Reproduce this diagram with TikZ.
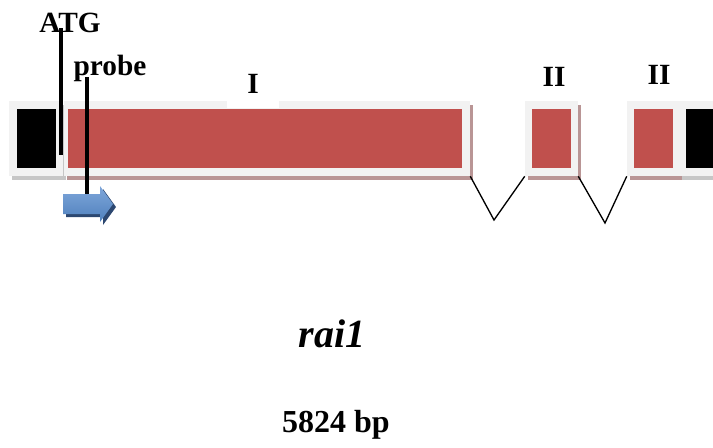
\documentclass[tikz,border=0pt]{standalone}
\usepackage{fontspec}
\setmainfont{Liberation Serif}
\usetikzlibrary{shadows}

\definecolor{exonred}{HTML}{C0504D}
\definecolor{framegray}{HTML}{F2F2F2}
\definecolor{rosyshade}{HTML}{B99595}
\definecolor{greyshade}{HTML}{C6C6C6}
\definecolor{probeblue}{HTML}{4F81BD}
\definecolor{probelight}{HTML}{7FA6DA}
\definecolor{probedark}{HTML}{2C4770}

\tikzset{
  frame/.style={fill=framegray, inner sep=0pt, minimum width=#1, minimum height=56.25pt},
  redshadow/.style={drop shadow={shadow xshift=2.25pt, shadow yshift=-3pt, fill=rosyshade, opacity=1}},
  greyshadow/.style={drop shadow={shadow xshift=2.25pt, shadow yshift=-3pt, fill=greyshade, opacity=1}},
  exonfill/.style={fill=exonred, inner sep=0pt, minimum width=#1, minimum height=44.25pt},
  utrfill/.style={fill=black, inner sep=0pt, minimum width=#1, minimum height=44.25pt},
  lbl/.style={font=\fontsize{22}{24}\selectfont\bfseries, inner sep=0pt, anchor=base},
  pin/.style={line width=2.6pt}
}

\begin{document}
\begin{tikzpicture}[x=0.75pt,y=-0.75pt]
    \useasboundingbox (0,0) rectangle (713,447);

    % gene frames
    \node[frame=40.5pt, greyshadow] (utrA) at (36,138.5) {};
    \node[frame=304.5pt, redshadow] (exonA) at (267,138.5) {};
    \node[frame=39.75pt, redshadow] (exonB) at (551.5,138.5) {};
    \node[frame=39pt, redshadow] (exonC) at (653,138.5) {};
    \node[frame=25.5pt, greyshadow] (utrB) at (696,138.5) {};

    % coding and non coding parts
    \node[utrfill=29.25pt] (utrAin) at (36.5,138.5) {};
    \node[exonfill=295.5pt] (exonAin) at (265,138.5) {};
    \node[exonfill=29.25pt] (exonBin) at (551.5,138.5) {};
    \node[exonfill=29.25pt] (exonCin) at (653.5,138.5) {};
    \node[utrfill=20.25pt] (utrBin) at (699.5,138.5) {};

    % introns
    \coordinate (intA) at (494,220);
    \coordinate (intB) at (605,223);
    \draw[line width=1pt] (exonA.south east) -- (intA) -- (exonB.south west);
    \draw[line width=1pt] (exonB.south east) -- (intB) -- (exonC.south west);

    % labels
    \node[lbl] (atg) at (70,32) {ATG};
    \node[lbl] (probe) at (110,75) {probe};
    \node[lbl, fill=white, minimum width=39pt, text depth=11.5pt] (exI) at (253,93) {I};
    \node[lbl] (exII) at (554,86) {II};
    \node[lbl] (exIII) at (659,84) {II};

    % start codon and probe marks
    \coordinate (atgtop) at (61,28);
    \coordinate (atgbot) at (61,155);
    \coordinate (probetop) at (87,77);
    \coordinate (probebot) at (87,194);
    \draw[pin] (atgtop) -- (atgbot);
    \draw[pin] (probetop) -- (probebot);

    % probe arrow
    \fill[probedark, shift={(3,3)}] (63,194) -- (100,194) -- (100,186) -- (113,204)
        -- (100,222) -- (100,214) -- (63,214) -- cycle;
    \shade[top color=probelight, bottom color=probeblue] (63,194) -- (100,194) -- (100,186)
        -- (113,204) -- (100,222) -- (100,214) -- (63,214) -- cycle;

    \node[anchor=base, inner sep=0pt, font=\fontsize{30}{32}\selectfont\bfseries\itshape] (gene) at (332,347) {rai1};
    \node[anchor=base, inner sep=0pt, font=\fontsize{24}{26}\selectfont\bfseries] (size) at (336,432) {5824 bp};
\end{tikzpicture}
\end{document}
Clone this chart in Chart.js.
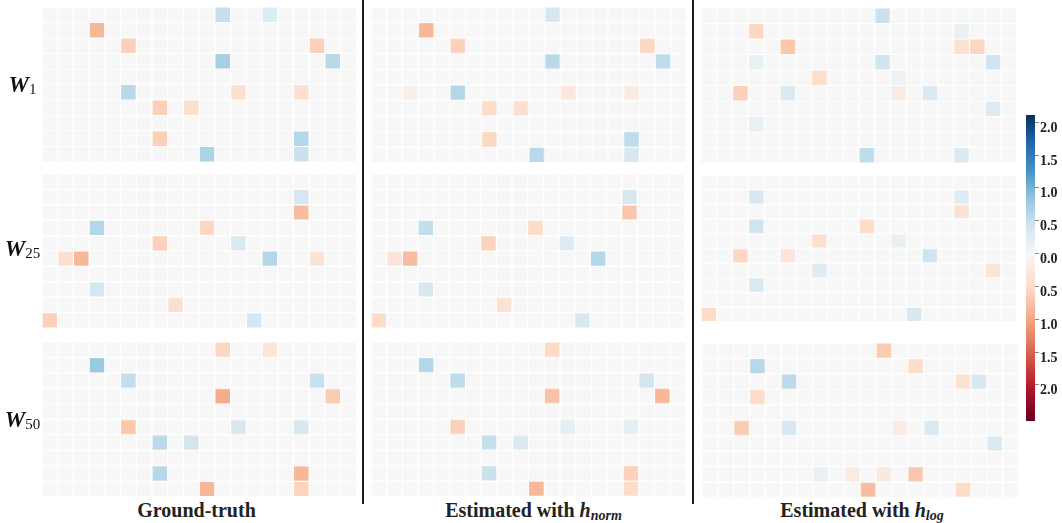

□ □ □ □

◆ The request:
Write out every line of the preceding listing that contains "this".

◆ Written solution:
Reproduce this diagram with TikZ.
Clone this chart in Chart.js.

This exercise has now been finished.